Cahit UYANIK
Türkiye'de 'buçuklar siyaseti' için düğmeye basıldı. 'Buçuklar siyaseti'nin anlamı şu: Hiç bir zaman yüzde 10'luk barajın yarısını bile aşamayacak ama hasbelkader Türkiye çapında örgütlenmiş partilerin gizli bir seçim ittifakı için arz-ı endam etmeye başlaması... Buçuklar siyasetini küçümsemeyin; geçen seçimlerde bu tip pazarlıklara yanaşmayan koca koca partiler baraj altı kaldı. Bunu 'aşağılık kompleksi' meselesi olarak düşünmeyenlerin siyasi varlıklarıysa sürüyor.
1995 seçimlerinde ANAP'ın aldığı oylar içinde, seçim ittifakı yaptığı Büyük Birlik Partisinin (BBP) buçuklu oy oranı vardı. ANAP o sayede can düşmanı Tansu Çiller ve DYP ile 'Sen kazandın, ben kazandım' polemiğine girebildi. Peki ANAP-BBP İttifakı ne oldu? Seçimden sonra 'Sen sağ, ben selamet' denilip herkes yoluna gitti.

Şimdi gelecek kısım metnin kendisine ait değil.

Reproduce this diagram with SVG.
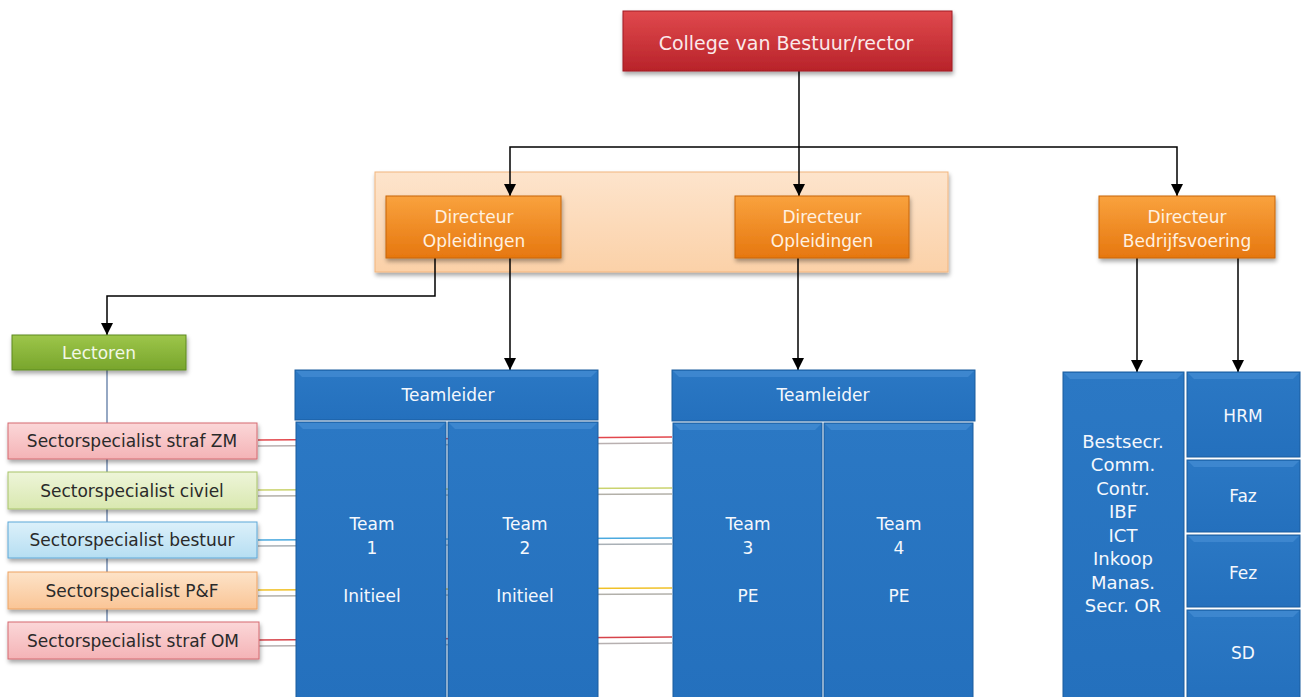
<svg xmlns="http://www.w3.org/2000/svg" width="1301" height="697" viewBox="0 0 1301 697">
<style>
text{font-family:"DejaVu Sans","Liberation Sans",sans-serif;text-anchor:middle;dominant-baseline:central}
.lt{fill:#f4f8fd;font-size:17px}
.dk{fill:#2a2a2a;font-size:17px}
.or{fill:#fff1e0;font-size:17px}
.arr{stroke:#000;stroke-width:1.5;fill:none}
.blue{fill:url(#gB);stroke:#1b5c9e;stroke-width:1}
.hl{fill:#4d93d8;opacity:.55}
</style>
<defs>
<filter id="sh" x="-10%" y="-10%" width="130%" height="150%"><feDropShadow dx="1" dy="3" stdDeviation="2" flood-color="#000" flood-opacity="0.35"/></filter>
<linearGradient id="gR" x1="0" y1="0" x2="0" y2="1"><stop offset="0" stop-color="#e0494d"/><stop offset="1" stop-color="#b8232a"/></linearGradient>
<linearGradient id="gO" x1="0" y1="0" x2="0" y2="1"><stop offset="0" stop-color="#f9a23e"/><stop offset="1" stop-color="#e6770f"/></linearGradient>
<linearGradient id="gC" x1="0" y1="0" x2="0" y2="1"><stop offset="0" stop-color="#fde4cc"/><stop offset="1" stop-color="#fbd1a8"/></linearGradient>
<linearGradient id="gG" x1="0" y1="0" x2="0" y2="1"><stop offset="0" stop-color="#9dc64a"/><stop offset="1" stop-color="#78a52c"/></linearGradient>
<linearGradient id="gB" x1="0" y1="0" x2="0" y2="1"><stop offset="0" stop-color="#2b78c4"/><stop offset="1" stop-color="#2470bd"/></linearGradient>
<linearGradient id="gPk" x1="0" y1="0" x2="0" y2="1"><stop offset="0" stop-color="#fbd7d8"/><stop offset="1" stop-color="#f4b3b6"/></linearGradient>
<linearGradient id="gLg" x1="0" y1="0" x2="0" y2="1"><stop offset="0" stop-color="#eef5d9"/><stop offset="1" stop-color="#d9e8b0"/></linearGradient>
<linearGradient id="gLb" x1="0" y1="0" x2="0" y2="1"><stop offset="0" stop-color="#dcf0fa"/><stop offset="1" stop-color="#b6def2"/></linearGradient>
<linearGradient id="gLo" x1="0" y1="0" x2="0" y2="1"><stop offset="0" stop-color="#fde3c8"/><stop offset="1" stop-color="#fac596"/></linearGradient>
<marker id="ah" markerUnits="userSpaceOnUse" markerWidth="12" markerHeight="12" refX="12" refY="6" orient="auto"><path d="M0,0 L12,6 L0,12 z" fill="#000"/></marker>
</defs>
<rect width="1301" height="697" fill="#fff"/>

<g id="container-opleidingen">
<rect x="375" y="172" width="573" height="100" fill="url(#gC)" stroke="#f2b57e" stroke-width="1" filter="url(#sh)"/>
</g>

<g id="connectors">
<line x1="107" y1="370" x2="107" y2="622" stroke="#4f6e9c" stroke-width="1.2"/>
<g stroke-width="1.5">
<line x1="258" y1="440" x2="672" y2="437" stroke="#e2474c"/>
<line x1="258" y1="446" x2="672" y2="443" stroke="#b9b0b0"/>
<line x1="258" y1="490" x2="672" y2="488" stroke="#cad36e"/>
<line x1="258" y1="496" x2="672" y2="494" stroke="#b3b0a8"/>
<line x1="258" y1="540" x2="672" y2="538" stroke="#4aa9df"/>
<line x1="258" y1="546" x2="672" y2="544" stroke="#a9b0b6"/>
<line x1="258" y1="590" x2="672" y2="588" stroke="#f0c128"/>
<line x1="258" y1="596" x2="672" y2="594" stroke="#b2b0aa"/>
<line x1="258" y1="640" x2="672" y2="637" stroke="#d6434a"/>
<line x1="258" y1="646" x2="672" y2="643" stroke="#b6b0b0"/>
</g>
<path class="arr" d="M799,71 V196" marker-end="url(#ah)"/>
<path class="arr" d="M799,147 H510 V196" marker-end="url(#ah)"/>
<path class="arr" d="M799,147 H1177 V196" marker-end="url(#ah)"/>
<path class="arr" d="M435,258 V296 H107 V335" marker-end="url(#ah)"/>
<path class="arr" d="M510,258 V370" marker-end="url(#ah)"/>
<path class="arr" d="M798,258 V370" marker-end="url(#ah)"/>
<path class="arr" d="M1137,258 V372" marker-end="url(#ah)"/>
<path class="arr" d="M1238,258 V372" marker-end="url(#ah)"/>
</g>

<g id="college">
<rect x="623" y="11" width="329" height="60" fill="url(#gR)" stroke="#a01c22" stroke-width="1" filter="url(#sh)"/>
<text x="786" y="43" style="fill:#fbe9ea;font-size:19px">College van Bestuur/rector</text>
</g>

<g id="directeur-opleidingen-1">
<rect x="386" y="196" width="175" height="62" fill="url(#gO)" stroke="#c8650c" stroke-width="1" filter="url(#sh)"/>
<text class="or" x="474" y="217">Directeur</text>
<text class="or" x="474" y="241">Opleidingen</text>
</g>

<g id="directeur-opleidingen-2">
<rect x="735" y="196" width="174" height="62" fill="url(#gO)" stroke="#c8650c" stroke-width="1" filter="url(#sh)"/>
<text class="or" x="822" y="217">Directeur</text>
<text class="or" x="822" y="241">Opleidingen</text>
</g>

<g id="directeur-bedrijfsvoering">
<rect x="1099" y="196" width="176" height="62" fill="url(#gO)" stroke="#c8650c" stroke-width="1" filter="url(#sh)"/>
<text class="or" x="1187" y="217">Directeur</text>
<text class="or" x="1187" y="241">Bedrijfsvoering</text>
</g>

<g id="lectoren">
<rect x="12" y="335" width="174" height="35" fill="url(#gG)" stroke="#5f8a1f" stroke-width="1" filter="url(#sh)"/>
<text x="99" y="353" style="fill:#f2f8e6;font-size:17px">Lectoren</text>
</g>

<g id="sector-straf-zm">
<rect x="8" y="423" width="249" height="36" fill="url(#gPk)" stroke="#d56a70" stroke-width="1" filter="url(#sh)"/>
<text class="dk" x="132" y="441">Sectorspecialist straf ZM</text>
</g>
<g id="sector-civiel">
<rect x="8" y="472" width="249" height="37" fill="url(#gLg)" stroke="#a8c46a" stroke-width="1" filter="url(#sh)"/>
<text class="dk" x="132" y="491">Sectorspecialist civiel</text>
</g>
<g id="sector-bestuur">
<rect x="8" y="522" width="249" height="36" fill="url(#gLb)" stroke="#5ea8d8" stroke-width="1" filter="url(#sh)"/>
<text class="dk" x="132" y="540">Sectorspecialist bestuur</text>
</g>
<g id="sector-pf">
<rect x="8" y="572" width="249" height="37" fill="url(#gLo)" stroke="#eea363" stroke-width="1" filter="url(#sh)"/>
<text class="dk" x="132" y="591">Sectorspecialist P&amp;F</text>
</g>
<g id="sector-straf-om">
<rect x="8" y="622" width="251" height="37" fill="url(#gPk)" stroke="#d56a70" stroke-width="1" filter="url(#sh)"/>
<text class="dk" x="133" y="641">Sectorspecialist straf OM</text>
</g>

<g id="teamleider-1">
<rect class="blue" x="295" y="370" width="303" height="50"/>
<path class="hl" d="M296,371 H597 L591,377 H302 z"/>
<text class="lt" x="448" y="395">Teamleider</text>
</g>
<g id="team-1">
<rect class="blue" x="296" y="422" width="150" height="280"/>
<path class="hl" d="M297,423 H445 L439,429 H303 z"/>
<text class="lt" x="372" y="524">Team</text>
<text class="lt" x="372" y="548">1</text>
<text class="lt" x="372" y="596">Initieel</text>
</g>
<g id="team-2">
<rect class="blue" x="448" y="422" width="150" height="280"/>
<path class="hl" d="M449,423 H597 L591,429 H455 z"/>
<text class="lt" x="525" y="524">Team</text>
<text class="lt" x="525" y="548">2</text>
<text class="lt" x="525" y="596">Initieel</text>
</g>

<g id="teamleider-2">
<rect class="blue" x="672" y="370" width="303" height="51"/>
<path class="hl" d="M673,371 H974 L968,377 H679 z"/>
<text class="lt" x="823" y="395">Teamleider</text>
</g>
<g id="team-3">
<rect class="blue" x="673" y="423" width="149" height="280"/>
<path class="hl" d="M674,424 H821 L815,430 H680 z"/>
<text class="lt" x="748" y="524">Team</text>
<text class="lt" x="748" y="548">3</text>
<text class="lt" x="748" y="596">PE</text>
</g>
<g id="team-4">
<rect class="blue" x="824" y="423" width="149" height="280"/>
<path class="hl" d="M825,424 H972 L966,430 H831 z"/>
<text class="lt" x="899" y="524">Team</text>
<text class="lt" x="899" y="548">4</text>
<text class="lt" x="899" y="596">PE</text>
</g>

<g id="staf-diensten">
<rect class="blue" x="1063" y="372" width="121" height="330"/>
<path class="hl" d="M1064,373 H1183 L1177,379 H1070 z"/>
<text class="lt" x="1123" y="441" style="font-size:18px">Bestsecr.</text>
<text class="lt" x="1123" y="464" style="font-size:18px">Comm.</text>
<text class="lt" x="1123" y="488" style="font-size:18px">Contr.</text>
<text class="lt" x="1123" y="511" style="font-size:18px">IBF</text>
<text class="lt" x="1123" y="535" style="font-size:18px">ICT</text>
<text class="lt" x="1123" y="558" style="font-size:18px">Inkoop</text>
<text class="lt" x="1123" y="582" style="font-size:18px">Manas.</text>
<text class="lt" x="1123" y="605" style="font-size:18px">Secr. OR</text>
</g>
<g id="hrm">
<rect class="blue" x="1187" y="372" width="113" height="85"/>
<path class="hl" d="M1188,373 H1299 L1293,379 H1194 z"/>
<text class="lt" x="1243" y="416">HRM</text>
</g>
<g id="faz">
<rect class="blue" x="1187" y="460" width="113" height="72"/>
<path class="hl" d="M1188,461 H1299 L1293,467 H1194 z"/>
<text class="lt" x="1243" y="496">Faz</text>
</g>
<g id="fez">
<rect class="blue" x="1187" y="535" width="113" height="72"/>
<path class="hl" d="M1188,536 H1299 L1293,542 H1194 z"/>
<text class="lt" x="1243" y="573">Fez</text>
</g>
<g id="sd">
<rect class="blue" x="1187" y="610" width="113" height="92"/>
<path class="hl" d="M1188,611 H1299 L1293,617 H1194 z"/>
<text class="lt" x="1243" y="653">SD</text>
</g>
</svg>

BBP kazandığı 7 milletvekili ile Refahyol Hükümetinin küçük ama en kritik destekçisi oldu. Demokratik yollarla düşürülmeye çalışılan Refahyol Hükümeti, o kritik 7 milletvekilinin verdiği 'hayır' oylarıyla görevde kaldı. Sonuçta 28 Şubat Süreci yaşandı. Yine 1991 seçimlerinde hiç birisi barajı geçemeyen üç parti RP, MHP ve IDP seçim ittifakı yapıp yüzde 15'e yakın oy aldılar. RP, şu anki SP ve AKP'yi yaratmanın, MHP ise mevcut iktidarın ortağı olmanın yolunu böylece açık tuttu.